LinkedIn not only provides access to professional interest groups, it also hosts many hobby interest groups of people who share your interests, from the most common to more specialized topics. For example, the network boasts 332 results under “Groups” for gardening and 33 for skydiving. Don’t ignore these opportunities to make new contacts in this professional network. Similarly, you can find interest groups Facebook. For example, Facebook lists a myriad of “book clubs,” many of which are public groups. Find them by using Facebook’s search bar. Type in “book club” and click on “Groups” to search.
While it does not host formal groups, Twitter provides easy access to people all over the world who may share your interests via “chats.” A Twitter chat is a time when people who have similar interests have conversations via Twitter by tweeting using a hashtag. A hashtag is a # along with a word or acronym that connects everyone to the conversation. Tap into Twitter chats to identify people who enjoy sharing their passions and interests. Look at the Google spreadsheet that lists Twitter chats (https://docs.google.com/spreadsheet/ccc?key=0AhisaMy5TGiwcnVhejNHWnZlT3NvWFVPT3Q4NkIzQVE#gid=52) to find interest oriented conversations about health, fitness, and even rock and ice climbing!
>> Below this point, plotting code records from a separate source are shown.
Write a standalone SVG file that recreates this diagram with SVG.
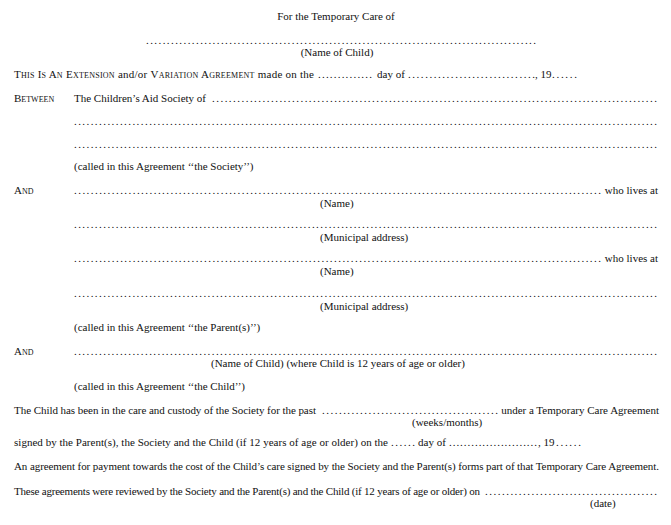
<svg xmlns="http://www.w3.org/2000/svg" width="671" height="525" viewBox="0 0 671 525">
<style>
text{font-family:"Liberation Serif","Times New Roman",serif;font-size:11px;fill:#111}
.sc{font-variant:small-caps}
.c{text-anchor:middle}
.e{text-anchor:end}
</style>
<rect width="671" height="525" fill="#fff"/>
<g id="header">
<text class="c" x="336" y="20">For the Temporary Care of</text>
<text x="146" y="44" textLength="390">..............................................................................................</text>
<text class="c" x="337" y="56">(Name of Child)</text>
</g>
<g id="made-on">
<text x="14" y="78" textLength="300"><tspan class="sc">This Is An Extension</tspan> and/or <tspan class="sc">Variation Agreement</tspan> made on the</text>
<text x="318" y="78" textLength="54">..............</text>
<text x="377" y="78">day of</text>
<text x="408" y="78" textLength="127">..............................</text>
<text x="535" y="78">, 19</text>
<text x="552" y="78" textLength="25">......</text>
</g>
<g id="society">
<text class="sc" x="14" y="102">Between</text>
<text x="74" y="102">The Children’s Aid Society of</text>
<text x="212" y="102" textLength="445">..........................................................................................................</text>
<text x="74" y="125" textLength="583">............................................................................................................................................</text>
<text x="74" y="148" textLength="583">............................................................................................................................................</text>
<text x="74" y="170">(called in this Agreement ‘‘the Society’’)</text>
</g>
<g id="parents">
<text class="sc" x="14" y="194">And</text>
<text x="74" y="194" textLength="527">..............................................................................................................................</text>
<text class="e" x="658" y="194">who lives at</text>
<text x="320" y="207">(Name)</text>
<text x="74" y="228" textLength="583">............................................................................................................................................</text>
<text x="320" y="241">(Municipal address)</text>
<text x="74" y="262" textLength="527">..............................................................................................................................</text>
<text class="e" x="658" y="262">who lives at</text>
<text x="320" y="275">(Name)</text>
<text x="74" y="297" textLength="583">............................................................................................................................................</text>
<text x="320" y="310">(Municipal address)</text>
<text x="74" y="331">(called in this Agreement ‘‘the Parent(s)’’)</text>
</g>
<g id="child">
<text class="sc" x="14" y="355">And</text>
<text x="74" y="355" textLength="583">............................................................................................................................................</text>
<text x="211" y="367">(Name of Child) (where Child is 12 years of age or older)</text>
<text x="74" y="390">(called in this Agreement ‘‘the Child’’)</text>
</g>
<g id="terms">
<text x="14" y="414" textLength="302">The Child has been in the care and custody of the Society for the past</text>
<text x="322" y="414" textLength="176">..........................................</text>
<text class="e" x="659" y="414">under a Temporary Care Agreement</text>
<text x="412" y="426">(weeks/months)</text>
<text x="14" y="446" textLength="374">signed by the Parent(s), the Society and the Child (if 12 years of age or older) on the</text>
<text x="391" y="446" textLength="24">......</text>
<text x="418" y="446">day of</text>
<text x="449" y="446" textLength="88">........................</text>
<text x="538" y="446">, 19</text>
<text x="556" y="446" textLength="25">......</text>
<text x="14" y="470" textLength="645">An agreement for payment towards the cost of the Child’s care signed by the Society and the Parent(s) forms part of that Temporary Care Agreement.</text>
<text x="14" y="495" textLength="466">These agreements were reviewed by the Society and the Parent(s) and the Child (if 12 years of age or older) on</text>
<text x="485" y="495" textLength="172">.........................................</text>
<text x="590" y="507">(date)</text>
</g>
</svg>
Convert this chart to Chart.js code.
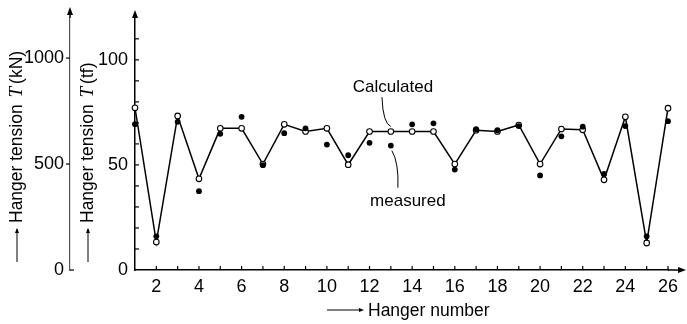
<!DOCTYPE html>
<html>
<head>
<meta charset="utf-8">
<script src="https://cdn.jsdelivr.net/npm/chart.js@4.4.1/dist/chart.umd.min.js"></script>
<style>
  html, body { margin: 0; padding: 0; background: #fff; }
  #chart { display: block; }
</style>
</head>
<body>
<canvas id="chart" width="687" height="324"></canvas>
<script>
// hanger numbers 1..26
var hangers = [1, 2, 3, 4, 5, 6, 7, 8, 9, 10, 11, 12, 13, 14, 15, 16, 17, 18, 19, 20, 21, 22, 23, 24, 25, 26];

// tension in tf
var calculated = [77.2, 13.3, 73.3, 43.4, 67.4, 67.4, 50.4, 69.3, 65.9, 67.4, 50.1, 65.9, 65.9,
                  65.9, 65.9, 50.4, 66.5, 65.9, 69.0, 50.4, 67.1, 66.7, 42.9, 72.9, 12.9, 77.0];
var measured = [69.4, 16.0, 70.5, 37.5, 64.8, 72.9, 49.9, 65.1, 67.4, 59.7, 54.6, 60.5, 59.2,
                69.3, 69.8, 47.8, 67.0, 66.5, 68.5, 45.0, 63.6, 68.2, 45.7, 68.5, 16.0, 70.8];

// tick labels
var xTickLabels = [2, 4, 6, 8, 10, 12, 14, 16, 18, 20, 22, 24, 26];
var tfTickLabels = [0, 50, 100];
var kNTickLabels = [0, 500, 1000];

// annotation labels (x = hanger, y = tf)
var noteCalc = { text: "Calculated", x: 13.1, y: 87 };
var noteMeas = { text: "measured", x: 13.8, y: 32.5 };

var SANS = "'Liberation Sans', Arial, sans-serif";

function pts(ys) {
  return hangers.map(function (h, i) { return { x: h, y: ys[i] }; });
}

function arrowHead(ctx, x, y, dir) {
  ctx.beginPath();
  if (dir === "up") {
    ctx.moveTo(x, y);
    ctx.lineTo(x - 3, y + 8);
    ctx.lineTo(x + 3, y + 8);
  } else {
    ctx.moveTo(x, y);
    ctx.lineTo(x - 8, y - 3);
    ctx.lineTo(x - 8, y + 3);
  }
  ctx.closePath();
  ctx.fill();
}

function smallArrowUp(ctx, x, y0, y1) {
  ctx.beginPath();
  ctx.moveTo(x, y0);
  ctx.lineTo(x, y1);
  ctx.stroke();
  ctx.beginPath();
  ctx.moveTo(x, y1 - 1);
  ctx.lineTo(x - 2, y1 + 4);
  ctx.lineTo(x + 2, y1 + 4);
  ctx.closePath();
  ctx.fill();
}

function drawRotatedTitle(ctx, cx, yStart, unit) {
  ctx.save();
  ctx.translate(cx, yStart);
  ctx.rotate(-Math.PI / 2);
  ctx.textBaseline = "middle";
  ctx.textAlign = "left";
  var x = 0;
  ctx.font = "17.5px " + SANS;
  ctx.fillText("Hanger tension ", x, 0);
  x += ctx.measureText("Hanger tension ").width + 2;
  ctx.font = "italic 19px 'Liberation Serif', 'Times New Roman', serif";
  ctx.fillText("T", x, 0);
  x += ctx.measureText("T").width + 3;
  ctx.font = "17.5px " + SANS;
  ctx.fillText(unit, x, 0);
  ctx.restore();
}

var decorPlugin = {
  id: "decor",
  afterDraw: function (chart) {
    var ctx = chart.ctx;
    var sx = chart.scales.x, sy = chart.scales.y, sk = chart.scales.yk;
    var area = chart.chartArea;
    ctx.save();
    ctx.strokeStyle = "#000";
    ctx.fillStyle = "#000";
    ctx.lineWidth = 1.2;

    // x minor ticks (inward, every hanger)
    for (var h = 2; h <= 26; h++) {
      var px = sx.getPixelForValue(h);
      ctx.beginPath();
      ctx.moveTo(px, area.bottom);
      ctx.lineTo(px, area.bottom - 4);
      ctx.stroke();
    }
    // tf ticks every 10 (inward)
    for (var v = 10; v <= 110; v += 10) {
      var py = sy.getPixelForValue(v);
      ctx.beginPath();
      ctx.moveTo(sy.right, py);
      ctx.lineTo(sy.right + 4, py);
      ctx.stroke();
    }
    // kN ticks
    kNTickLabels.forEach(function (k) {
      var py = sk.getPixelForValue(k);
      ctx.beginPath();
      if (k === 0) {
        ctx.moveTo(sk.right, py);
        ctx.lineTo(sk.right + 4, py);
      } else {
        ctx.moveTo(sk.right - 4, py);
        ctx.lineTo(sk.right, py);
      }
      ctx.stroke();
    });

    // axis extensions with arrowheads
    ctx.lineWidth = 1.5;
    ctx.beginPath();
    ctx.moveTo(sk.right, area.top);
    ctx.lineTo(sk.right, 14);
    ctx.stroke();
    arrowHead(ctx, sk.right, 7, "up");
    arrowHead(ctx, sy.right, 10, "up");
    ctx.beginPath();
    ctx.moveTo(area.right, area.bottom);
    ctx.lineTo(679, area.bottom);
    ctx.stroke();
    arrowHead(ctx, 686, area.bottom, "right");

    // axis titles
    ctx.lineWidth = 1;
    smallArrowUp(ctx, 17, 262, 229);
    smallArrowUp(ctx, 88, 262, 229);
    drawRotatedTitle(ctx, 17, 223, "(kN)");
    drawRotatedTitle(ctx, 88, 223, "(tf)");

    ctx.beginPath();
    ctx.moveTo(327, 310);
    ctx.lineTo(361, 310);
    ctx.stroke();
    ctx.beginPath();
    ctx.moveTo(364, 310);
    ctx.lineTo(359, 308);
    ctx.lineTo(359, 312);
    ctx.closePath();
    ctx.fill();
    ctx.font = "17.5px " + SANS;
    ctx.textAlign = "left";
    ctx.textBaseline = "middle";
    ctx.fillText("Hanger number", 368, 311);

    // annotations with leader curves
    ctx.textAlign = "center";
    ctx.font = "17px " + SANS;
    ctx.fillText(noteCalc.text, sx.getPixelForValue(noteCalc.x), sy.getPixelForValue(noteCalc.y));
    ctx.fillText(noteMeas.text, sx.getPixelForValue(noteMeas.x), sy.getPixelForValue(noteMeas.y));

    var c0x = sx.getPixelForValue(noteCalc.x) - 11, c0y = sy.getPixelForValue(noteCalc.y) + 10;
    var c1x = sx.getPixelForValue(13), c1y = sy.getPixelForValue(calculated[12]) - 5;
    ctx.lineWidth = 1;
    ctx.beginPath();
    ctx.moveTo(c0x, c0y);
    ctx.quadraticCurveTo(c0x + 1, c1y - 3, c1x, c1y);
    ctx.stroke();

    var m0x = sx.getPixelForValue(noteMeas.x) - 10, m0y = sy.getPixelForValue(noteMeas.y) - 14;
    var m1x = sx.getPixelForValue(13) + 1, m1y = sy.getPixelForValue(measured[12]) + 5;
    ctx.beginPath();
    ctx.moveTo(m0x, m0y);
    ctx.quadraticCurveTo(m0x + 1, m1y + 12, m1x, m1y);
    ctx.stroke();

    ctx.restore();
  }
};

var tickFont = { size: 18, family: SANS };

var ctx = document.getElementById("chart").getContext("2d");
var chart = new Chart(ctx, {
  type: "scatter",
  data: {
    datasets: [
      {
        label: "Calculated",
        data: pts(calculated),
        xAxisID: "x",
        yAxisID: "y",
        showLine: true,
        borderColor: "#000",
        borderWidth: 1.5,
        backgroundColor: "#fff",
        pointBackgroundColor: "#fff",
        pointBorderColor: "#000",
        pointBorderWidth: 1.1,
        pointRadius: 2.8,
        tension: 0,
        clip: false,
        order: 2
      },
      {
        label: "measured",
        data: pts(measured),
        xAxisID: "x",
        yAxisID: "y",
        showLine: false,
        pointBackgroundColor: "#000",
        pointBorderColor: "#000",
        pointBorderWidth: 0,
        pointRadius: 2.9,
        clip: false,
        order: 1
      }
    ]
  },
  options: {
    responsive: false,
    animation: false,
    devicePixelRatio: 1,
    layout: { padding: { top: 12, right: 19, bottom: 0, left: 0 } },
    plugins: {
      legend: { display: false },
      tooltip: { enabled: false }
    },
    scales: {
      x: {
        type: "linear",
        position: "bottom",
        min: 1,
        max: 26,
        afterBuildTicks: function (s) { s.ticks = xTickLabels.map(function (v) { return { value: v }; }); },
        afterFit: function (s) { s.height = 54; },
        grid: { display: false, drawTicks: false },
        border: { display: true, color: "#000", width: 1.5 },
        ticks: { color: "#000", font: tickFont, padding: 6, maxRotation: 0 }
      },
      yk: {
        type: "linear",
        position: "left",
        weight: 2,
        min: 0,
        max: 1190,
        afterBuildTicks: function (s) { s.ticks = kNTickLabels.map(function (v) { return { value: v }; }); },
        afterFit: function (s) { s.width = 70; },
        grid: { display: false, drawTicks: false },
        border: { display: true, color: "#555", width: 1.2 },
        ticks: { color: "#000", font: tickFont, padding: 6, callback: function (v) { return String(v); } }
      },
      y: {
        type: "linear",
        position: "left",
        weight: 1,
        min: 0,
        max: 120,
        afterBuildTicks: function (s) { s.ticks = tfTickLabels.map(function (v) { return { value: v }; }); },
        afterFit: function (s) { s.width = 65; },
        grid: { display: false, drawTicks: false },
        border: { display: true, color: "#000", width: 1.5 },
        ticks: { color: "#000", font: tickFont, padding: 7, callback: function (v) { return String(v); } }
      }
    }
  },
  plugins: [decorPlugin]
});
</script>
</body>
</html>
Find hashtags on Instagram to follow, and you can find people who share your interests in many topics, including: great photography, travel, rescue animals, or even sunsets. Every network provides the opportunity to expand the number of people who know and like you. Use the network that appeals to you, and you could be surprised to find hobby networking online is just as fruitful, if not more so, than traditional, professional networking.
Maybe watching a game together seems a reasonable place to network, but have you considered who you can meet watching television from the comfort of your own home? With so many popular shows encouraging people to tweet about their programs using a common hashtag, you can connect with people who share your television passion. Just as you can get to know people in person, you can also get to know them online. If you watch a show that attracts a big Twitter following, hop on Twitter when the show airs in your time zone, and you never know whom you might meet
Create Your Own Opportunities
Are you inspired by the multitude of potential networking opportunities suggested? If not, consider creating your own networking opportunities.
Are you a cook? Throw a dinner party. You’re not a cook? Invite friends to bring their favorite dish and you supply the ambiance. Do your friends like wine and cheese? Ask everyone to bring a favorite and throw a tasting. Do you enjoy games? Host a game night. Are you a fan of a particular television show? Host a viewing party. If you’re a football fan, invite friends over for a tailgating/viewing party in your home. As noted, holiday events and parties are great times to network. Have a costume party for Halloween or cookie decorating party for Christmas. Your friends will enjoy a casual, fun atmosphere.
Your goal is to connect people with each other, so it doesn’t matter what type of event you create. All that matters is that people have a chance to get together. Give some thought to the guest list and diversify from your normal party guest invites to ensure everyone has a chance to meet someone interesting.
Be open to atypical opportunities to network and you’ll expand the number of people you have a chance to meet, which will increase the pool of job opportunities available to you.